24th Sunday in Course

The Gospel I just proclaimed for you is the first of two summits in Mark’s explanation of Jesus the Nazarene. To emphasize Peter’s proclamation that Jesus is Messiah, Mark omits all the detail that Matthew gives, particularly his entrusting of the leadership of the apostles and the whole Church to Peter. Instead, we have stark sequence of speech: Who do you say I am? Peter replies with authority: You are the Christ.

Jesus knows that none of his contemporaries really understand what it means to be the Messiah. They think the Messiah will be a grand general and politician who will kill Romans and restore the kingdom of David, a bloody reign that had peace for maybe a couple of decades. Jesus knows that the only blood that will gain peace for Israel and the world is His own precious blood, that the only kingdom worth having is one in which the Holy Spirit brings people together in peace and harmony. So he tells the apostles to be quiet about his Messianic identity.

Instead, he tells the apostles that He, the real Christ, will suffer, and be murdered, and only establish the reign of God by His own resurrection. Peter, never one to pass up a chance to put his foot into his mouth, fusses at Jesus for talking about failure and death. Jesus calls Peter “Satana,” which in Hebrew means a great Adversary, one who will thwart the will of God. Human plans are not God’s plans. The true Messiah will give Himself over to those who will mock Him and spit on Him and pluck out His beard and skin and dignity. And, if you read on in the Gospels, you see that He tells us that the Church, too, must undergo the same kind of suffering.
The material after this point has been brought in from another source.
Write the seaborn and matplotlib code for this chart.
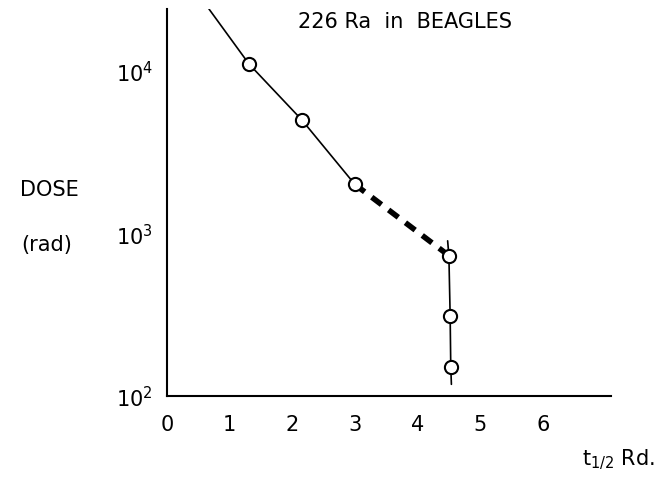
import numpy as np
import matplotlib
matplotlib.use("Agg")
import matplotlib.pyplot as plt
import seaborn as sns

# values (x in t1/2 units, y = dose in rad)
solid_x = [0.67, 1.31, 2.15, 3.0]
solid_y = [24000, 11000, 5000, 2000]
dash_x = [3.0, 4.5]
dash_y = [2000, 730]
drop_x = [4.48, 4.5, 4.52, 4.53, 4.54]
drop_y = [900, 730, 310, 150, 118]
point_x = [1.31, 2.15, 3.0, 4.5, 4.52, 4.53]
point_y = [11000, 5000, 2000, 730, 310, 150]
x_ticks = [0, 1, 2, 3, 4, 5, 6]
y_ticks = [100, 1000, 10000]

sns.set_theme(style="white")
plt.rcParams['font.family'] = ['DejaVu Sans']
plt.rcParams['text.color'] = 'black'

fig = plt.figure(figsize=(6.61, 4.85), dpi=100)
ax = fig.add_axes([0.2526, 0.1814, 0.672, 0.798])

sns.lineplot(x=solid_x, y=solid_y, ax=ax, color='black', linewidth=1.2)
sns.lineplot(x=dash_x, y=dash_y, ax=ax, color='black', linewidth=4,
             linestyle=(0, (2.2, 1.6)))
sns.lineplot(x=drop_x, y=drop_y, ax=ax, color='black', linewidth=1.2, sort=False)
sns.scatterplot(x=point_x, y=point_y, ax=ax, s=90, facecolor='white',
                edgecolor='black', linewidth=1.5, zorder=5)

ax.set_yscale('log')
ax.set_ylim(100, 10 ** 4.38)
ax.set_xlim(0, 7.09)

ax.set_xticks(x_ticks)
ax.set_xticklabels([str(t) for t in x_ticks])
ax.set_yticks(y_ticks)
ax.minorticks_off()
ax.tick_params(axis='x', direction='inout', length=14, width=1.3,
               labelsize=15, pad=6, colors='black')
ax.tick_params(axis='y', direction='inout', length=12, width=1.3,
               labelsize=15, pad=4, colors='black')
ax.xaxis.get_major_ticks()[0].tick1line.set_visible(False)
ax.yaxis.get_major_ticks()[0].tick1line.set_visible(False)

for side in ['top', 'right']:
    ax.spines[side].set_visible(False)
for side in ['left', 'bottom']:
    ax.spines[side].set_color('black')
    ax.spines[side].set_linewidth(1.5)

fig.text(405 / 661, 1 - 22 / 485, '226 Ra  in  BEAGLES', fontsize=15,
         ha='center', va='center', color='black')
fig.text(49 / 661, 1 - 190 / 485, 'DOSE', fontsize=15, ha='center',
         va='center', color='black')
fig.text(47 / 661, 1 - 245 / 485, '(rad)', fontsize=15, ha='center',
         va='center', color='black')
fig.text(655 / 661, 1 - 460 / 485, r't$_{1/2}$ Rd.', fontsize=15,
         ha='right', va='center', color='black')

fig.savefig('out.png', dpi=100)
And the Church has suffered greatly over the past ten years. The sexual abuse and homosexual clergy crisis have caused great pain for people both inside and outside the Church. The sinless Bride of Christ seemed to the world to be rife with scandal–mostly older men abusing boys, but with every other possible variant of abuse. And abuse it was, even if those involved considered the actions to be consensual. When a man in a habit or clericals, or a woman religious, says something detestable is good, only children of uncommon valor could call a foul.

The damage done to our communion has been profound. Yes, dioceses have been driven into bankruptcy. Money that could have been used for ministry and for rebuilding our crumbling Catholic schools has gone to restitution and legal fees. But that’s just money. We are a hierarchical entity established by Christ. On the rare occasion I wear my clericals, about half the folks I encounter show me respect, but the other half look at me as if I were escaped from prison. People have become fearful of priests and religious, the very ministers who can help them in the great crises of life. Some–even some in my own family–have left the Church, usually to join a Protestant denomination with an even worse abuse problem, but one unreported by the secular press. This atmosphere of fear and distrust is incompatible with the traditional role of the Church–created by Christ to be a place of safety, celebration, evangelization and communion.